At some point in our lives, a breaking point, we stop asking ourselves what exactly do we want and start looking around and asking what would make fewer ripples, what do we need to do to please everybody.

But think about it, when you are born, you know exactly what you want and you get it. You need to be fed, changed or to go to sleep you let your parents know and you get it. However, when you become older people start telling you ‘don’t do that, you are not good at that so don’t even try, you are lazy, etc. ‘

If we are not careful, we stop following our dreams. 

I only just recently realised that I was trying too hard to please everyone and was working to get results so that the boss is happy, doing anything that was asked so that people in my workplace would like me. Because I kept trying to please everyone, in the end, I ended up tired with no clear goal in my head. The only place that I could be myself was at home with my kids and hubby.

However, all of this changed since I started this blog and started listening to motivational audio books on the way to work. I realised that however much you do for people they will take it for granted and ask for more. They don’t care about me, instead focusing on their own lives.

I am a bit of a black sheep in the workplace, as I am the only one with small kids and cannot go out and have drinks and go to night-clubs. Because of this, people do not understand me and don’t really want to talk to me. But that is ok as science is one job where you can get lost in your experiments for hours and not have to talk to anyone.

Since starting this blog, I stopped caring what other people thought of me or said about me and today was a turning point where I realised just how much I improved in my reactions to what others thought about me.

Today I found out about something that happened before I went on maternity leave, something was said about me that I will not repeat here and was overheard. Well, today for the first time in my life, instead of being upset about it I said: “Well, it is her opinion, but I am here to work and to progress, in order to reach my goals”. The thing that was said, was said in front of 4 of my colleagues, but it just demonstrated how immature and unprofessional that person is.

Don’t get me wrong, I like all of my colleagues and can see their youth and ambition and can admire it, but what they do not realise though is that I might not mold to their standards, but I am following my path. Because of my past experiences, I have a much more diverse knowledge than they do. This does not make me better, just more experienced and perhaps someday they will look and ask themselves, why did I not talk to her?

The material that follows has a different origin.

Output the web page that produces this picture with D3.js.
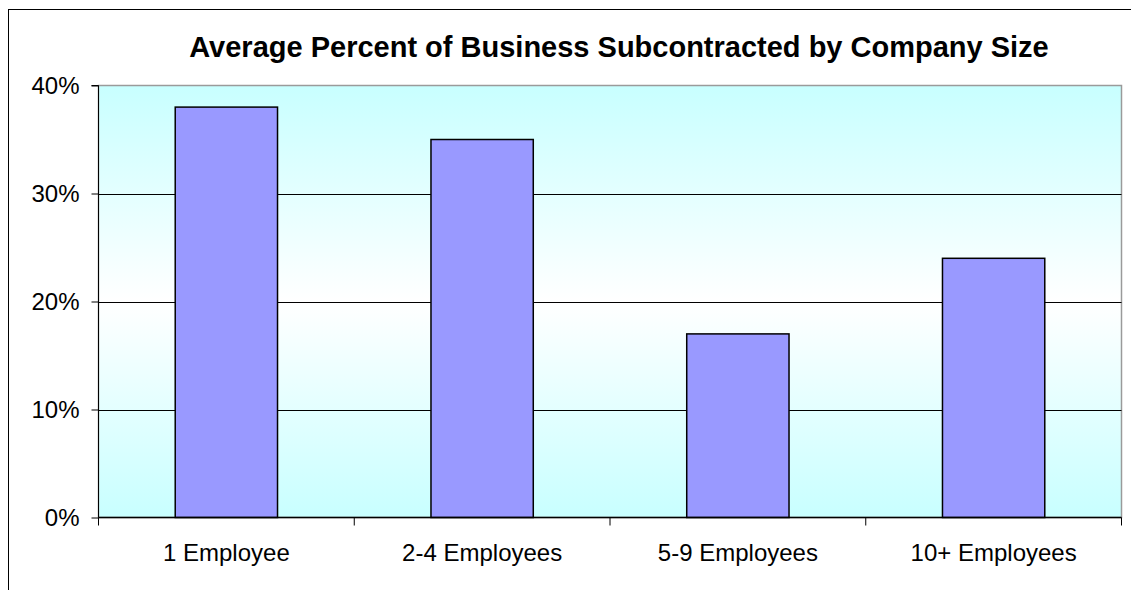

For now, I am content looking forward to my future, focusing on what I want to achieve and enjoying my life as a mummy to two gorgeous boys.

Hope you all had a lovely day.

 

 

7 replies »

  1. I absolutely love your writing style! I can related to a lot of this so thank you for sharing. It takes a lot of courage to let go of the negatives and focus on building yourself. You’re doing a great job! (:

    Liked by 1 person

  2. Love this post and it is so true. I was exactly the same before where i would just do everything that people wanted me to do just to please them and for them to be happy. The last year I decided it was enough and it was time for me to do things that pleased me and not others because like you said those people doesn’t know when to stop they will always want more and more and they don’t care about you, they only care about what will benefit them at the end!